When shopping for a wedding photographer one question that comes up with couples is "What is your photography style?". In doing your research and articles you will come across many articles talking about the different styles of photographers. Terms like candid, or photojournalistic, documentary, modern etc. are thrown all over the place as terms used to describe styles of photography. Things can get a bit confusing and what do all these terms mean? I thought I would try to make some sense of these terms in this article on Photography Styles In Wedding Photography.
In wedding photography there is no standardization among photographers and studios. Some photographers went to photography school and spent many years studying, training and taking courses. Some photographers picked up a camera, put out a shingle and start shooting representing themselves as a wedding photographer. Photographers may have been influenced by a type of photography they did before they started shooting weddings or influenced by a photography teacher/mentor etc. All photographers are not alike!! Every photographer is different in the way not only they shoot but even more so, the editing methods and processing of their images they use to create a style that can be very unique to that photographer. There are no right styles or wrong styles. The right style is the one that is right for you and that you prefer and want for your wedding day. A picture is worth 1,000 words. Focus more on the photos of the photographer rather than the words used to describe their style.
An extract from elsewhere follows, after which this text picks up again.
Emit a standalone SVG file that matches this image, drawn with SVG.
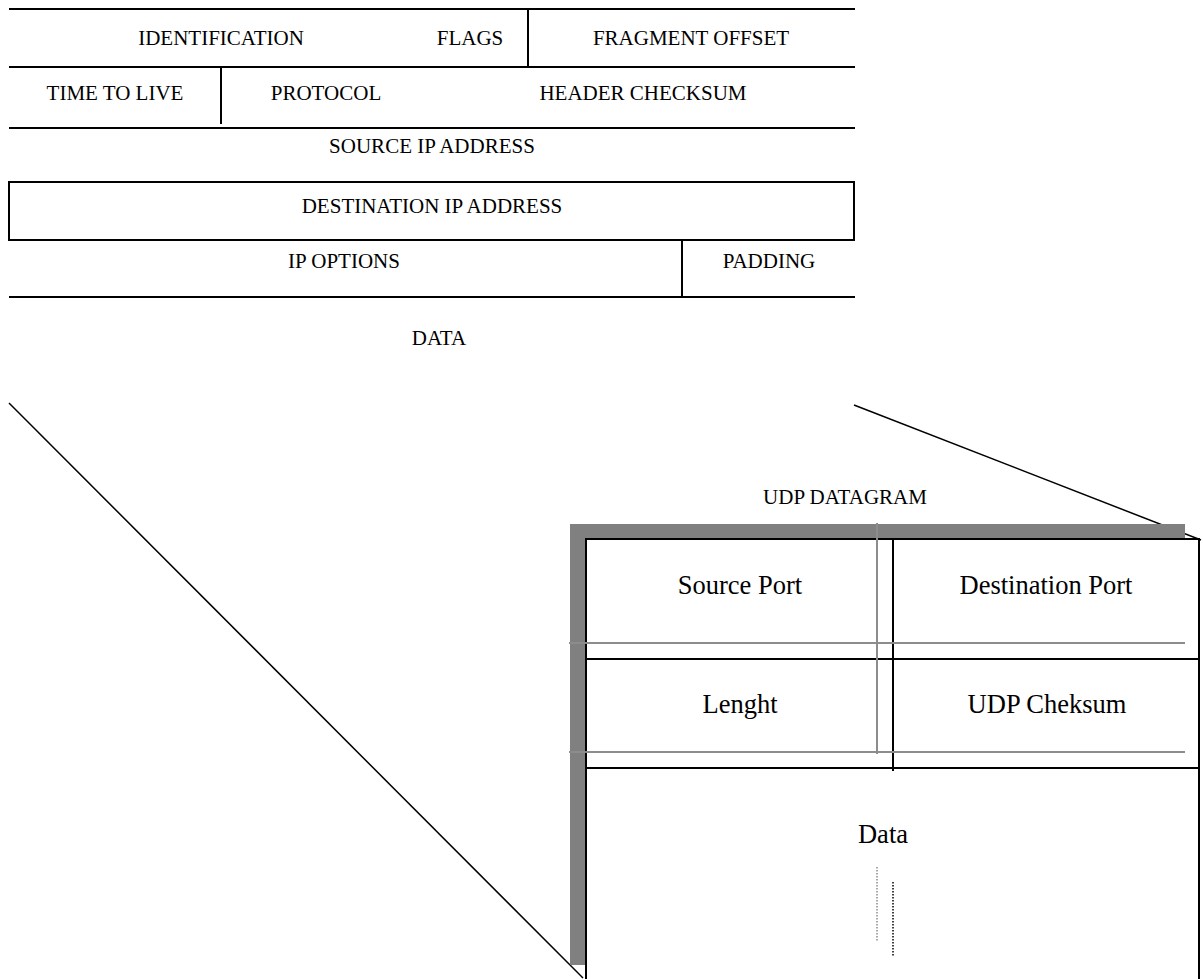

There are many photography shooting/editing styles and sub styles out there. I thought I would simplify them by grouping them into 4 major styles.
Style 1: LIGHT AND AIRY
The first style I wanted to explore I call the “Light and Airy”, “Dreamy and Creamy” style. This style is probably the most common in wedding photography today and it is often copied and mimicked by wedding photographers. This style tends to exposure images on the bright side, almost and sometimes to the point of over exposing them. Colors are very desaturated and lose their original color taking on a more pastel look. There is very low contrast to the images between shadows and highlights. Skies are often blown out and rendered not blue but white. Grass and foliage tend not to be green but very washed out and colors in general are rendered not as they are in their natural state but to a lighter desaturated pastel palette hence the name “Light and Airy, Dreamy, Creamy”. Visually, the differentiation regarding the scenery and locale from one wedding to another become quite diminished as the natural colors and characteristics of the scene are lost It can become difficult to differentiate one location from another as they all “look the same” be it an image of a wedding at the Eifel tower in France, or the Arizona desert. Some people like the style, others don’t. You will see this style dominating the wedding photography market currently however there are a lot of other styles out there used by some of the greatest wedding photographers alive today.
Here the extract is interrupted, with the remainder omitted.